Approach: the easiest approach is to draw on your exam paper in this case and just label out all the dimensions.

Limits:

• (9 display cases)(1.5m long) = 13.5m
  • So we need a perimeter of at least 13.5m on tables. Note that the display cases are 0.2m wide, so we may need to consider this depending on how the cases are arranged.
• The room is 6m by 6m, but we need a space of 1m all around so the constraint we have is that the tables must fit withing a 4m by 4m space. This means we can have up to 2 horizontally facing tables and 1 vertically facing table.

A) This is going to be too small. There will not be enough place for all 9 display cases. Also, notice how each side is 3m? It will not even fit 2 display cases aside because we need to factor in width. Each side would need to be an extra 0.4m (0.2m on each side) to accommodate for that extra case room.
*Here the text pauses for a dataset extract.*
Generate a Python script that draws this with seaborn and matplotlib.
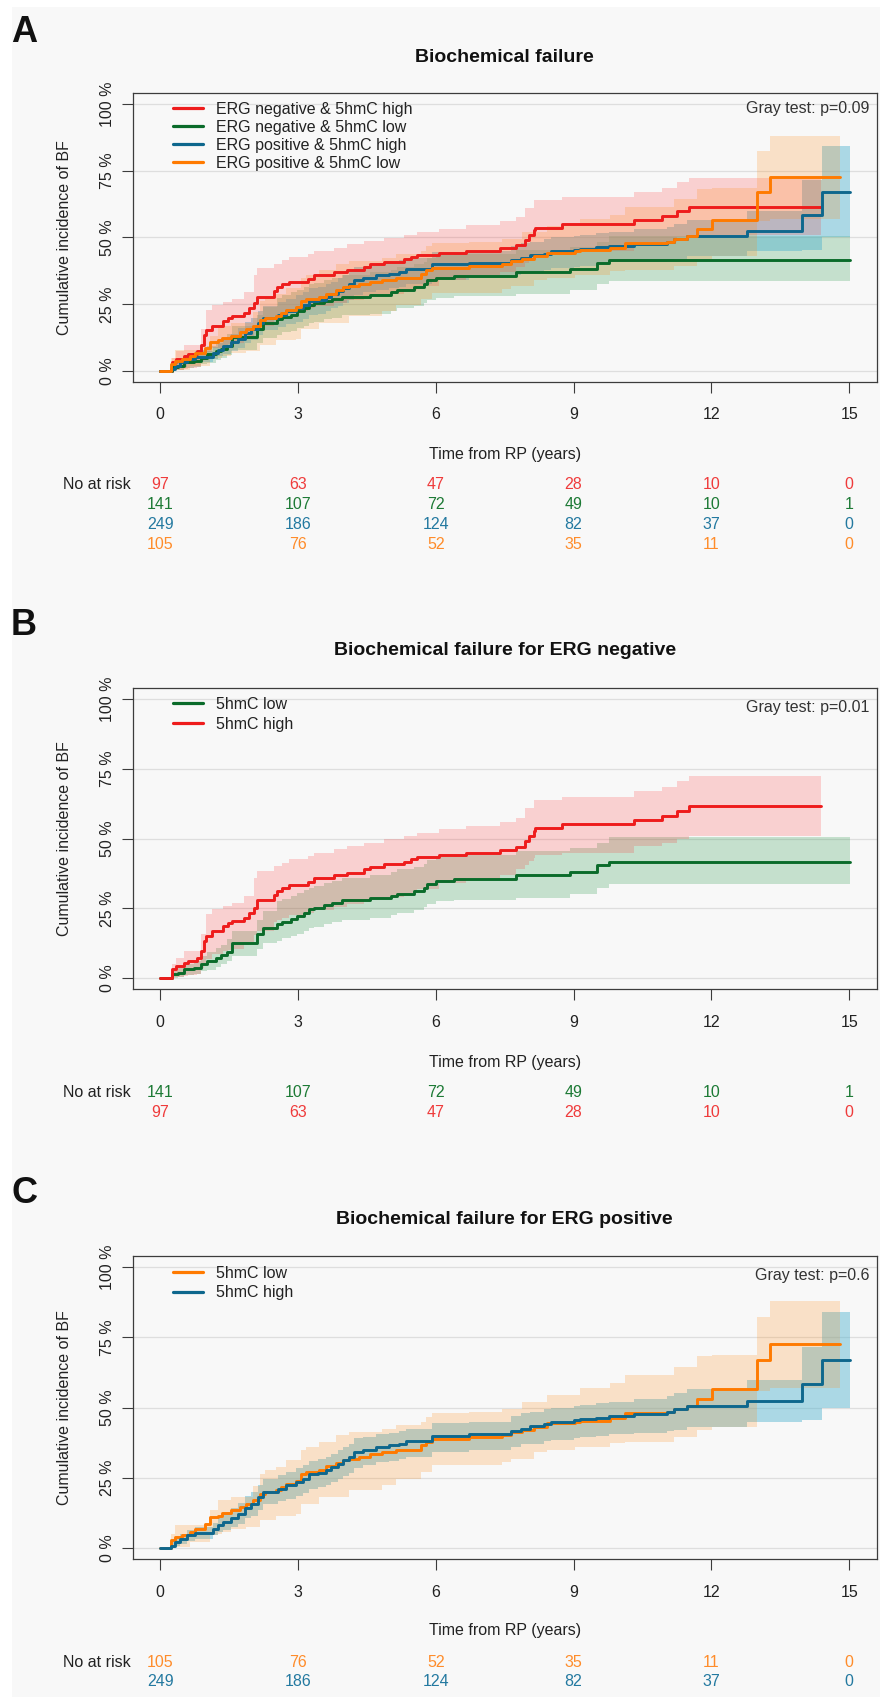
import numpy as np
import pandas as pd
import matplotlib
matplotlib.use("Agg")
import matplotlib.pyplot as plt
from matplotlib.lines import Line2D
from matplotlib.patches import Rectangle
from matplotlib.transforms import blended_transform_factory
import seaborn as sns

# ------------------------------------------------------------------ data
TIME_TICKS = [0, 3, 6, 9, 12, 15]
PCT_TICKS = [0, 25, 50, 75, 100]
PCT_LABELS = ["0 %", "25 %", "50 %", "75 %", "100 %"]

# ERG negative & 5hmC high
RED_T = [0, 0.27, 0.34, 0.52, 0.60, 0.81, 0.89, 0.96, 0.99, 1.14, 1.36, 1.47, 1.57, 1.83, 1.94,
         2.05, 2.12, 2.48, 2.55, 2.66, 2.81, 3.21, 3.35, 3.79, 4.08, 4.44, 4.58, 4.87, 5.31, 5.46,
         5.60, 6.07, 6.65, 7.41, 7.74, 7.95, 8.03, 8.14, 8.17, 8.75, 10.31, 10.93, 11.25, 11.51]
RED_EST = [0, 3.2, 4.4, 5.6, 6.2, 7.4, 9.8, 13.4, 15.2, 17.0, 18.7, 19.9, 20.5, 21.7, 23.5,
           25.3, 27.9, 30.0, 31.3, 32.5, 33.4, 34.6, 36.0, 36.9, 37.8, 39.0, 39.9, 40.8, 41.8, 42.6,
           43.4, 44.2, 45.0, 46.0, 47.1, 49.2, 51.0, 52.7, 53.7, 55.1, 56.6, 58.1, 59.9, 61.6]
RED_HI = [0, 5, 7.4, 9.8, 9.8, 9.8, 15.8, 15.8, 22.9, 24.7, 25.9, 25.9, 27.1, 29.5, 29.5,
          36.0, 38.4, 40.2, 40.2, 41.4, 42.6, 43.8, 45.0, 46.2, 47.4, 48.6, 48.6, 49.8, 51.0, 51.0,
          52.1, 53.3, 54.5, 56.0, 57.5, 61.0, 61.0, 64.0, 64.0, 65.0, 67.0, 68.6, 70.6, 72.4]
RED_LO = [0, 0.3, 0.5, 0.8, 1.0, 1.5, 3.8, 5.0, 7.0, 8.6, 9.8, 10.0, 10.4, 12.0, 13.0,
          15.5, 17.0, 20.0, 21.0, 21.5, 22.5, 23.5, 24.5, 25.5, 26.5, 27.5, 28.5, 29.0, 30.0, 30.5,
          32.0, 34.0, 36.0, 37.0, 39.0, 40.5, 42.0, 43.2, 44.0, 45.0, 47.5, 48.5, 50.0, 51.0]
RED_END = 14.39

# ERG negative & 5hmC low
GREEN_T = [0, 0.27, 0.38, 0.52, 0.74, 0.89, 1.03, 1.21, 1.32, 1.45, 1.57, 2.12, 2.23, 2.55, 2.66,
           2.84, 2.99, 3.13, 3.24, 3.35, 3.57, 3.75, 3.97, 4.58, 5.02, 5.16, 5.53, 5.74, 5.82, 6.00,
           6.40, 7.74, 8.93, 9.51, 9.77]
GREEN_EST = [0, 1.4, 2.0, 3.2, 3.8, 5.0, 6.2, 7.4, 8.4, 9.5, 12.8, 15.8, 18.1, 19.3, 20.3,
             21.1, 22.3, 23.5, 24.7, 25.3, 26.3, 27.1, 27.9, 28.6, 29.5, 30.3, 31.3, 32.5, 33.9, 34.8,
             35.4, 37.0, 38.2, 40.6, 41.6]
GREEN_HI = [0, 3, 4, 5, 6, 8, 9.5, 11, 12, 14, 17, 21, 24, 27.5, 28.5,
            29.5, 30.5, 31.5, 32.5, 33, 34, 35, 36, 37, 38, 39, 40, 41, 42.5, 43.5,
            44, 45.5, 46.5, 48.5, 50.6]
GREEN_LO = [0, 0.2, 0.5, 1, 1.5, 2.5, 3, 4, 5, 6, 8, 10.5, 12.5, 13.5, 14.5,
            15, 16, 17, 18, 18.5, 19.5, 20, 21, 21.5, 22.5, 23.5, 24.5, 25.5, 26.5, 27.5,
            28, 28.9, 30.3, 32.5, 33.6]
GREEN_END = 15.02

# ERG positive & 5hmC high
BLUE_T = [0, 0.23, 0.33, 0.43, 0.58, 0.76, 1.16, 1.27, 1.37, 1.55, 1.70, 1.84, 1.99, 2.13, 2.24,
          2.57, 2.75, 2.96, 3.11, 3.25, 3.43, 3.62, 3.72, 3.87, 3.98, 4.12, 4.23, 4.41, 4.70, 4.99,
          5.21, 5.35, 5.93, 6.72, 7.63, 7.85, 8.06, 8.35, 8.50, 9.01, 9.15, 9.48, 9.77, 10.31, 11.04,
          11.18, 11.47, 12.78, 13.97, 14.41]
BLUE_EST = [0, 0.8, 2.0, 3.2, 4.4, 5.4, 6.8, 8.0, 9.2, 10.7, 12.1, 14.3, 15.7, 18.1, 19.9,
            21.1, 22.3, 23.5, 24.6, 26.2, 26.7, 27.6, 28.8, 30.0, 31.2, 32.4, 34.2, 35.0, 36.0, 36.5,
            36.9, 38.1, 39.9, 40.5, 41.7, 42.5, 43.3, 44.0, 44.9, 45.5, 45.8, 46.3, 46.9, 47.6, 48.5,
            49.3, 50.5, 52.3, 58.3, 67.1]
BLUE_HI = [0, 2, 3.5, 5, 6.5, 7.5, 9, 10.5, 12, 14, 16, 18.5, 20, 22.5, 24.5,
           26, 27, 28.5, 29.5, 31, 31.5, 32.5, 33.5, 35, 36, 37, 39, 39.5, 40.5, 41,
           41.5, 42.5, 44.5, 45, 47, 48, 48.5, 49.5, 50, 50.5, 51, 51.5, 52, 53, 54,
           55, 56.5, 59.8, 71.7, 84.2]
BLUE_LO = [0, 0, 0.8, 1.5, 2.5, 3.3, 4.5, 5.5, 6.5, 7.5, 8.5, 10.5, 11.5, 13.5, 15.5,
           16.5, 17.5, 18.5, 19.5, 21, 21.5, 22.5, 23.5, 24.5, 25.5, 26.5, 28.5, 29.5, 30.5, 31,
           31.5, 32.5, 34, 34.8, 36, 37, 37.1, 38, 38.5, 39, 39.5, 40, 40.7, 41, 41.5,
           42.1, 43, 44.9, 45.5, 50]
BLUE_END = 15.01

# ERG positive & 5hmC low
ORANGE_T = [0, 0.23, 0.33, 0.47, 0.65, 0.76, 0.98, 1.08, 1.27, 1.34, 1.55, 1.74, 1.88, 2.02, 2.17,
            2.28, 2.53, 2.64, 2.75, 2.96, 3.07, 3.18, 3.47, 3.62, 3.83, 3.98, 4.12, 4.34, 4.56, 4.84,
            5.13, 5.68, 5.78, 5.93, 6.72, 7.45, 7.63, 7.88, 8.14, 8.43, 9.04, 9.15, 9.80, 10.13, 11.04,
            11.18, 11.47, 11.69, 12.01, 12.99, 13.27]
ORANGE_EST = [0, 2.6, 3.8, 4.4, 5.6, 6.8, 8.6, 11.0, 11.5, 12.4, 13.3, 14.5, 15.7, 16.9, 19.0,
              19.9, 20.5, 21.7, 22.9, 23.8, 26.4, 27.0, 27.9, 29.0, 30.2, 31.4, 31.8, 32.4, 33.3, 34.2,
              35.0, 36.5, 37.7, 38.6, 39.5, 40.2, 41.1, 42.1, 43.1, 44.3, 44.9, 45.2, 46.1, 48.1, 48.5,
              49.6, 50.5, 53.2, 56.5, 67.1, 72.6]
ORANGE_HI = [0, 5, 8, 8, 8, 8, 8, 13.3, 17, 17, 18, 18, 18, 22, 26.4,
             27.6, 28.8, 28.8, 31.2, 31.2, 34.8, 36, 37.7, 37.7, 40.1, 40.1, 41.3, 41.3, 41.3, 42.5,
             43.7, 45, 46.7, 47.9, 48.5, 49.6, 49.6, 52, 52, 54.4, 54.4, 56.8, 58.6, 61.5, 61.5,
             64.5, 64.5, 68.3, 68.7, 82.4, 88.1]
ORANGE_LO = [0, 0.2, 0.2, 0.2, 2, 2, 2, 4.5, 5, 5.5, 6.8, 6.8, 7.5, 7.5, 9.8,
             9.8, 11.5, 11.5, 11.5, 12, 15.7, 15.7, 18.1, 18.1, 18.1, 18.1, 20.5, 20.5, 20.5, 22.3,
             24.6, 27, 27, 29.4, 29.4, 30.6, 31.8, 31.8, 34.2, 34.8, 36, 36, 37.4, 37.7, 37.7,
             39.5, 39.5, 41.9, 43.1, 56, 57]
ORANGE_END = 14.81

RISK_RED = [97, 63, 47, 28, 10, 0]
RISK_GREEN = [141, 107, 72, 49, 10, 1]
RISK_BLUE = [249, 186, 124, 82, 37, 0]
RISK_ORANGE = [105, 76, 52, 35, 11, 0]

# ------------------------------------------------------------------ style
sns.set_theme(style="white")
plt.rcParams["font.family"] = ["Liberation Sans", "DejaVu Sans"]

W, H = 880, 1697
BG = "#f8f8f8"
FS = 11.5


def make_df(t, est, lo, hi, end):
    return pd.DataFrame({
        "time": list(t) + [end],
        "est": list(est) + [est[-1]],
        "lo": list(lo) + [lo[-1]],
        "hi": list(hi) + [hi[-1]],
    })


GROUPS = {
    "red": dict(df=make_df(RED_T, RED_EST, RED_LO, RED_HI, RED_END), line="#ee1c1c",
                band="#ff3030", alpha=0.2, text="#ef3b3b", risk=RISK_RED,
                full="ERG negative & 5hmC high", short="5hmC high"),
    "green": dict(df=make_df(GREEN_T, GREEN_EST, GREEN_LO, GREEN_HI, GREEN_END), line="#0a6b2a",
                  band="#2e9a4e", alpha=0.25, text="#1d7a35", risk=RISK_GREEN,
                  full="ERG negative & 5hmC low", short="5hmC low"),
    "blue": dict(df=make_df(BLUE_T, BLUE_EST, BLUE_LO, BLUE_HI, BLUE_END), line="#0e678d",
                 band="#4fb3cf", alpha=0.45, text="#2379a0", risk=RISK_BLUE,
                 full="ERG positive & 5hmC high", short="5hmC high"),
    "orange": dict(df=make_df(ORANGE_T, ORANGE_EST, ORANGE_LO, ORANGE_HI, ORANGE_END), line="#ff7a00",
                   band="#ff8c1a", alpha=0.22, text="#ff8c2a", risk=RISK_ORANGE,
                   full="ERG positive & 5hmC low", short="5hmC low"),
}

PANELS = [
    dict(letter="A", letter_base=42, box=(132.5, 93.3, 876.7, 381.7),
         title="Biochemical failure", title_base=61.7,
         gray="Gray test: p=0.09", gray_base=113.3,
         order=["red", "green", "blue", "orange"], bands=["green", "blue", "red", "orange"],
         use_full=True, leg_top=102.0, leg_spacing=0.18,
         xlabel_base=459.3, risk_base=[489.3, 508.7, 529.0, 549.0]),
    dict(letter="B", letter_base=635, box=(132.5, 688.0, 876.7, 989.4),
         title="Biochemical failure for ERG negative", title_base=655.0,
         gray="Gray test: p=0.01", gray_base=711.7,
         order=["green", "red"], bands=["green", "red"],
         use_full=False, leg_top=697.0, leg_spacing=0.3,
         xlabel_base=1067.0, risk_base=[1097.3, 1116.7]),
    dict(letter="C", letter_base=1203, box=(132.5, 1256.0, 876.7, 1559.0),
         title="Biochemical failure for ERG positive", title_base=1223.5,
         gray="Gray test: p=0.6", gray_base=1280.0,
         order=["orange", "blue"], bands=["blue", "orange"],
         use_full=False, leg_top=1265.5, leg_spacing=0.3,
         xlabel_base=1635.5, risk_base=[1666.7, 1686.5]),
]

fig = plt.figure(figsize=(W / 100, H / 100), dpi=100, facecolor="white")
fig.patches.append(Rectangle((12 / W, 0), 1 - 12 / W, 1 - 7 / H, transform=fig.transFigure,
                             facecolor=BG, edgecolor="none", zorder=-10))


def fy(px):
    return 1 - px / H


for P in PANELS:
    l, t, r, b = P["box"]
    ax = fig.add_axes([l / W, 1 - b / H, (r - l) / W, (b - t) / H])
    ax.set_facecolor(BG)
    ax.set_axisbelow(True)

    for key in P["bands"]:
        g = GROUPS[key]
        d = g["df"]
        ax.fill_between(d["time"], d["lo"], d["hi"], step="post", color=g["band"],
                        alpha=g["alpha"], lw=0, zorder=2)
    for key in P["order"]:
        g = GROUPS[key]
        sns.lineplot(data=g["df"], x="time", y="est", drawstyle="steps-post", color=g["line"],
                     lw=2.1, ax=ax, estimator=None, sort=False, errorbar=None, zorder=3)

    ax.set_xlim(-0.6, 15.6)
    ax.set_ylim(-4, 104)
    ax.set_xticks(TIME_TICKS)
    ax.set_xticklabels([str(v) for v in TIME_TICKS])
    ax.set_yticks(PCT_TICKS)
    ax.set_yticklabels(PCT_LABELS, rotation=90, va="center")
    ax.yaxis.grid(True, color="#dedede", lw=0.9)
    ax.xaxis.grid(False)
    for s in ax.spines.values():
        s.set_color("#3c3c3c")
        s.set_linewidth(0.9)
    ax.tick_params(axis="both", direction="out", length=7.9, width=0.8, color="#3c3c3c",
                   labelsize=FS, labelcolor="#222222")
    ax.tick_params(axis="x", pad=10.5, bottom=True)
    ax.tick_params(axis="y", pad=4.5, left=True)

    ax.set_ylabel("Cumulative incidence of BF", fontsize=FS, color="#222222",
                  va="center", ha="center")
    ax.yaxis.set_label_coords((64.5 - l) / (r - l), 0.5)
    ax.set_xlabel("Time from RP (years)", fontsize=FS, color="#222222", va="baseline")
    ax.xaxis.set_label_coords(0.5, (b - P["xlabel_base"]) / (b - t))

    # legend
    handles = [Line2D([], [], color=GROUPS[k]["line"], lw=2.3) for k in P["order"]]
    labels = [GROUPS[k]["full"] if P["use_full"] else GROUPS[k]["short"] for k in P["order"]]
    leg = ax.legend(handles, labels, loc="upper left",
                    bbox_to_anchor=((173 - l) / (r - l), (b - P["leg_top"]) / (b - t)),
                    frameon=False, borderpad=0, borderaxespad=0, handlelength=1.9,
                    handletextpad=0.8, labelspacing=P["leg_spacing"], fontsize=FS)
    for txt in leg.get_texts():
        txt.set_color("#222222")

    # gray test
    ax.text((869.5 - l) / (r - l), (b - P["gray_base"]) / (b - t), P["gray"],
            transform=ax.transAxes, ha="right", va="baseline", fontsize=FS, color="#333333")

    # title and panel letter
    fig.text((l + r) / 2 / W, fy(P["title_base"]), P["title"], ha="center", va="baseline",
             fontsize=14, fontweight="bold", color="#111111")
    fig.text(11 / W, fy(P["letter_base"]), P["letter"], ha="left", va="baseline",
             fontsize=26, fontweight="bold", color="#111111")

    # numbers at risk
    tr = blended_transform_factory(ax.transData, fig.transFigure)
    tr_lab = blended_transform_factory(ax.transAxes, fig.transFigure)
    ax.text(-0.002, fy(P["risk_base"][0]), "No at risk", transform=tr_lab, ha="right",
            va="baseline", fontsize=FS, color="#222222")
    for key, base in zip(P["order"], P["risk_base"]):
        g = GROUPS[key]
        for x, n in zip(TIME_TICKS, g["risk"]):
            ax.text(x, fy(base), str(n), transform=tr, ha="center", va="baseline",
                    fontsize=FS, color=g["text"], clip_on=False)

fig.savefig("out.png", dpi=100, facecolor="white")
Therefore A is incorrect.

B) Easiest option to eliminate. Does not fit within the room size limit. Therefore B is incorrect.

C) If you haven’t eliminated all the other options first, let’s plan out the case arrangement. 2 cases fit on the top side (4m side), and this also gives a bit extra room, so the widths of the other display cases on other sides will not be a problem. Next, we can add 2 cases a side on the right and left. This brings us to 6 total so far. Finally, we can add a case to each interior side (all $2$m), which gives us a grand total of 9 cases. Therefore C is correct.

D) We can only fit a max of 2 display cases on the 4m sides and 1 case on the 2m side, giving us only a total of 6 cases. Therefore D is incorrect.

E) Also does not fit within room size limit because we need walking space to go around. Therefore E is also incorrect.